Conversely, if somebody has a function with a "unsigned int" prototype,
and you pass it a regular "int", a compiler shouldn't complain, because an
"int" will just silently promote to unsigned. But perhaps the programmer
passes it something that he had _explicitly_ marked with "signed int".
Would it make sense to warn then? Makes sense to me.

And no, none of this is about "strict C standards". All of it is about
"what makes sense". It simply doesn't make sense to complain about the
sign of "char", because it's not something that has a very hard
definition. Similarly, you shouldn't complain about regular "int"
conversions, because they are normal, and the standard defines them, but
maybe you can take a hint when the programmer gives you a hint by doing
something that is "obviously unnecessary", like explicitly saying that
"signed int" thing.

Just an idea.

Linus

I perfectly agree with your analysis here.

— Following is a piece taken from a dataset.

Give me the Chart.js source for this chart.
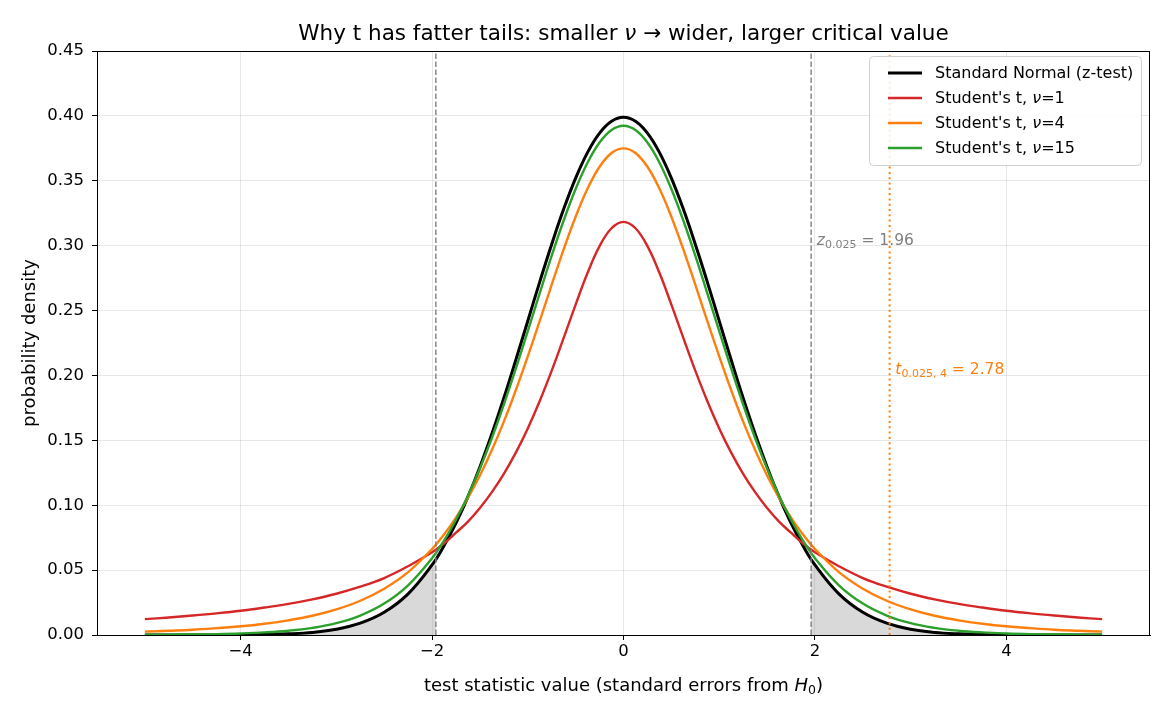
<!DOCTYPE html>
<html>
<head>
<meta charset="utf-8">
<script src="https://cdn.jsdelivr.net/npm/chart.js@4.4.0/dist/chart.umd.min.js"></script>
<style>
  html, body { margin: 0; padding: 0; background: #fff; }
  #wrap { width: 1170px; height: 715px; }
</style>
</head>
<body>
<div id="wrap"><canvas id="chart" width="1170" height="715"></canvas></div>
<script>
// x grid of the curves (standard errors from H0), finer near the centre
const xs = [-5, -4.75, -4.5, -4.25, -4, -3.75, -3.5, -3.25, -3, -2.75, -2.5, -2.25,
  -2, -1.875, -1.75, -1.625, -1.5, -1.375, -1.25, -1.125, -1, -0.875, -0.75, -0.625, -0.5, -0.375, -0.25, -0.125,
  0,
  0.125, 0.25, 0.375, 0.5, 0.625, 0.75, 0.875, 1, 1.125, 1.25, 1.375, 1.5, 1.625, 1.75, 1.875, 2,
  2.25, 2.5, 2.75, 3, 3.25, 3.5, 3.75, 4, 4.25, 4.5, 4.75, 5];

// densities
const normalPdf = [0.0000, 0.0000, 0.0000, 0.0000, 0.0001, 0.0004, 0.0009, 0.0020, 0.0044, 0.0091, 0.0175, 0.0317,
  0.0540, 0.0688, 0.0863, 0.1065, 0.1295, 0.1550, 0.1826, 0.2119, 0.2420, 0.2721, 0.3011, 0.3282, 0.3521, 0.3719, 0.3867, 0.3958,
  0.3989,
  0.3958, 0.3867, 0.3719, 0.3521, 0.3282, 0.3011, 0.2721, 0.2420, 0.2119, 0.1826, 0.1550, 0.1295, 0.1065, 0.0863, 0.0688, 0.0540,
  0.0317, 0.0175, 0.0091, 0.0044, 0.0020, 0.0009, 0.0004, 0.0001, 0.0000, 0.0000, 0.0000, 0.0000];
const t1Pdf = [0.0122, 0.0135, 0.0150, 0.0167, 0.0187, 0.0212, 0.0240, 0.0275, 0.0318, 0.0372, 0.0439, 0.0530,
  0.0637, 0.0705, 0.0788, 0.0874, 0.0979, 0.1101, 0.1242, 0.1405, 0.1592, 0.1803, 0.2037, 0.2289, 0.2546, 0.2791, 0.2996, 0.3134,
  0.3183,
  0.3134, 0.2996, 0.2791, 0.2546, 0.2289, 0.2037, 0.1803, 0.1592, 0.1405, 0.1242, 0.1101, 0.0979, 0.0874, 0.0788, 0.0705, 0.0637,
  0.0530, 0.0439, 0.0372, 0.0318, 0.0275, 0.0240, 0.0212, 0.0187, 0.0167, 0.0150, 0.0135, 0.0122];
const t4Pdf = [0.0026, 0.0033, 0.0041, 0.0053, 0.0067, 0.0087, 0.0113, 0.0148, 0.0197, 0.0264, 0.0357, 0.0485,
  0.0663, 0.0775, 0.0905, 0.1056, 0.1229, 0.1425, 0.1644, 0.1886, 0.2147, 0.2420, 0.2699, 0.2971, 0.3223, 0.3440, 0.3608, 0.3714,
  0.3750,
  0.3714, 0.3608, 0.3440, 0.3223, 0.2971, 0.2699, 0.2420, 0.2147, 0.1886, 0.1644, 0.1425, 0.1229, 0.1056, 0.0905, 0.0775, 0.0663,
  0.0485, 0.0357, 0.0264, 0.0197, 0.0148, 0.0113, 0.0087, 0.0067, 0.0053, 0.0041, 0.0033, 0.0026];
const t15Pdf = [0.0002, 0.0003, 0.0004, 0.0007, 0.0012, 0.0020, 0.0033, 0.0055, 0.0091, 0.0150, 0.0242, 0.0383,
  0.0592, 0.0728, 0.0888, 0.1073, 0.1283, 0.1518, 0.1776, 0.2052, 0.2341, 0.2634, 0.2923, 0.3194, 0.3437, 0.3641, 0.3795, 0.3891,
  0.3924,
  0.3891, 0.3795, 0.3641, 0.3437, 0.3194, 0.2923, 0.2634, 0.2341, 0.2052, 0.1776, 0.1518, 0.1283, 0.1073, 0.0888, 0.0728, 0.0592,
  0.0383, 0.0242, 0.0150, 0.0091, 0.0055, 0.0033, 0.0020, 0.0012, 0.0007, 0.0004, 0.0003, 0.0002];

// critical values
const zCrit = 1.96;
const zCritDensity = 0.0584;
const tCrit = 2.78;

const xTicks = [-4, -2, 0, 2, 4];
const yTicks = [0, 0.05, 0.10, 0.15, 0.20, 0.25, 0.30, 0.35, 0.40, 0.45];

const FONT = "'DejaVu Sans', sans-serif";
const GRAY = '#808080';
const ORANGE = '#ff7f0e';

const pts = arr => xs.map((x, i) => ({ x, y: arr[i] }));
const leftTail = pts(normalPdf).filter(p => p.x < -zCrit).concat([{ x: -zCrit, y: zCritDensity }]);
const rightTail = [{ x: zCrit, y: zCritDensity }].concat(pts(normalPdf).filter(p => p.x > zCrit));
const vline = v => [{ x: v, y: 0 }, { x: v, y: 0.45 }];

function fmtTick(v) {
  return v < 0 ? '\u2212' + Math.abs(v) : String(v);
}

// draw a run of text pieces with mixed fonts / subscripts
function drawRich(ctx, parts, x, y, align) {
  let total = 0;
  parts.forEach(p => { ctx.font = p.font; total += ctx.measureText(p.t).width; });
  let cx = align === 'center' ? x - total / 2 : x;
  parts.forEach(p => {
    ctx.font = p.font;
    ctx.fillText(p.t, cx, y + (p.dy || 0));
    cx += ctx.measureText(p.t).width;
  });
}

const overlay = {
  id: 'overlay',
  afterDraw(chart) {
    const { ctx, chartArea: a, scales: { x, y } } = chart;
    ctx.save();

    // frame
    ctx.strokeStyle = '#000';
    ctx.lineWidth = 1;
    ctx.strokeRect(a.left + 0.5, a.top + 0.5, a.right - a.left - 1, a.bottom - a.top);

    // title
    ctx.fillStyle = '#000';
    ctx.textBaseline = 'alphabetic';
    ctx.textAlign = 'left';
    drawRich(ctx, [
      { t: 'Why t has fatter tails: smaller ', font: `21.5px ${FONT}` },
      { t: '\u03bd', font: `italic 21.5px ${FONT}` },
      { t: ' \u2192 wider, larger critical value', font: `21.5px ${FONT}` },
    ], (a.left + a.right) / 2, 40, 'center');

    // axis titles
    drawRich(ctx, [
      { t: 'test statistic value (standard errors from ', font: `18px ${FONT}` },
      { t: 'H', font: `italic 18px ${FONT}` },
      { t: '0', font: `12.5px ${FONT}`, dy: 3 },
      { t: ')', font: `18px ${FONT}` },
    ], (a.left + a.right) / 2, 691, 'center');
    ctx.save();
    ctx.translate(35, (a.top + a.bottom) / 2);
    ctx.rotate(-Math.PI / 2);
    ctx.font = `18px ${FONT}`;
    ctx.textAlign = 'center';
    ctx.fillText('probability density', 0, 0);
    ctx.restore();

    // annotations
    ctx.textAlign = 'left';
    ctx.fillStyle = GRAY;
    drawRich(ctx, [
      { t: 'z', font: `italic 15.5px ${FONT}` },
      { t: '0.025', font: `11px ${FONT}`, dy: 3 },
      { t: ' = 1.96', font: `15.5px ${FONT}` },
    ], x.getPixelForValue(zCrit + 0.06), y.getPixelForValue(0.30) - 1, 'left');
    ctx.fillStyle = ORANGE;
    drawRich(ctx, [
      { t: 't', font: `italic 15.5px ${FONT}` },
      { t: '0.025, 4', font: `11px ${FONT}`, dy: 3 },
      { t: ' = 2.78', font: `15.5px ${FONT}` },
    ], x.getPixelForValue(tCrit + 0.06), y.getPixelForValue(0.20) - 1, 'left');

    // legend
    const lx = 869, ly = 56, lw = 272, lh = 109;
    ctx.beginPath();
    ctx.roundRect(lx + 0.5, ly + 0.5, lw, lh, 4);
    ctx.fillStyle = 'rgba(255,255,255,0.85)';
    ctx.fill();
    ctx.strokeStyle = '#d0d0d0';
    ctx.stroke();
    const LF = `16px ${FONT}`, LFI = `italic 16px ${FONT}`;
    const items = [
      { color: '#000', w: 3.2, parts: [{ t: 'Standard Normal (z-test)', font: LF }] },
      { color: '#d62728', w: 2.5, parts: [{ t: "Student's t, ", font: LF }, { t: '\u03bd', font: LFI }, { t: '=1', font: LF }] },
      { color: ORANGE, w: 2.5, parts: [{ t: "Student's t, ", font: LF }, { t: '\u03bd', font: LFI }, { t: '=4', font: LF }] },
      { color: '#2ca02c', w: 2.5, parts: [{ t: "Student's t, ", font: LF }, { t: '\u03bd', font: LFI }, { t: '=15', font: LF }] },
    ];
    ctx.textBaseline = 'middle';
    items.forEach((it, i) => {
      const ry = 73 + i * 25;
      ctx.strokeStyle = it.color;
      ctx.lineWidth = it.w;
      ctx.beginPath();
      ctx.moveTo(888, ry);
      ctx.lineTo(922, ry);
      ctx.stroke();
      ctx.fillStyle = '#000';
      drawRich(ctx, it.parts, 935, ry + 1, 'left');
    });

    ctx.restore();
  }
};

const curve = (label, arr, color, width, order) => ({
  label, data: pts(arr), borderColor: color, borderWidth: width, pointRadius: 0,
  fill: false, tension: 0.4, order,
});

new Chart(document.getElementById('chart'), {
  type: 'line',
  data: {
    datasets: [
      { label: 'tailL', data: leftTail, borderWidth: 0, backgroundColor: 'rgba(128,128,128,0.3)', fill: 'origin', pointRadius: 0, tension: 0.4, order: 10 },
      { label: 'tailR', data: rightTail, borderWidth: 0, backgroundColor: 'rgba(128,128,128,0.3)', fill: 'origin', pointRadius: 0, tension: 0.4, order: 10 },
      curve('Standard Normal (z-test)', normalPdf, '#000', 3, 5),
      curve("Student's t, \u03bd=1", t1Pdf, '#d62728', 2.4, 4),
      curve("Student's t, \u03bd=4", t4Pdf, ORANGE, 2.4, 3),
      curve("Student's t, \u03bd=15", t15Pdf, '#2ca02c', 2.4, 2),
      { label: 'zL', data: vline(-zCrit), borderColor: GRAY, borderWidth: 1.4, borderDash: [5.5, 2.5], pointRadius: 0, fill: false, order: 1 },
      { label: 'zR', data: vline(zCrit), borderColor: GRAY, borderWidth: 1.4, borderDash: [5.5, 2.5], pointRadius: 0, fill: false, order: 1 },
      { label: 't4', data: vline(tCrit), borderColor: ORANGE, borderWidth: 2, borderDash: [2, 3.3], pointRadius: 0, fill: false, order: 1 },
    ],
  },
  options: {
    responsive: false,
    animation: false,
    devicePixelRatio: 1,
    layout: { padding: { left: 0, top: 51, right: 20, bottom: 0 } },
    plugins: { legend: { display: false }, tooltip: { enabled: false }, title: { display: false } },
    scales: {
      x: {
        type: 'linear', min: -5.5, max: 5.5,
        afterBuildTicks: s => { s.ticks = xTicks.map(v => ({ value: v })); },
        afterFit: s => { s.height = 80; },
        grid: { color: 'rgba(176,176,176,0.3)', tickColor: '#000', tickLength: 5, drawOnChartArea: true },
        border: { display: true, color: '#000' },
        ticks: { color: '#000', font: { family: FONT, size: 16.5 }, padding: 2, maxRotation: 0, callback: v => fmtTick(v) },
      },
      y: {
        type: 'linear', min: 0, max: 0.45,
        afterBuildTicks: s => { s.ticks = yTicks.map(v => ({ value: v })); },
        afterFit: s => { s.width = 97; },
        grid: { color: 'rgba(176,176,176,0.3)', tickColor: '#000', tickLength: 5 },
        border: { display: true, color: '#000' },
        ticks: { color: '#000', font: { family: FONT, size: 16.5 }, padding: 8, callback: v => v.toFixed(2) },
      },
    },
  },
  plugins: [overlay],
});
</script>
</body>
</html>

I'm used to specify "signed"
or "unsigned" when I really expect such a sign, whether it's an int or
char, and because of this, I've spent a lot of time stuffing useless
casts everywhere to shut stupid warning with common functions such as
strcmp(), or even my functions when I don't care about the sign. IOW,
the compiler's excessive warnings discourage you from being strict on
your types. That could be called "funny" if it did not make us waste
so much time.

I would really like to get the "I don't care" possibility by default.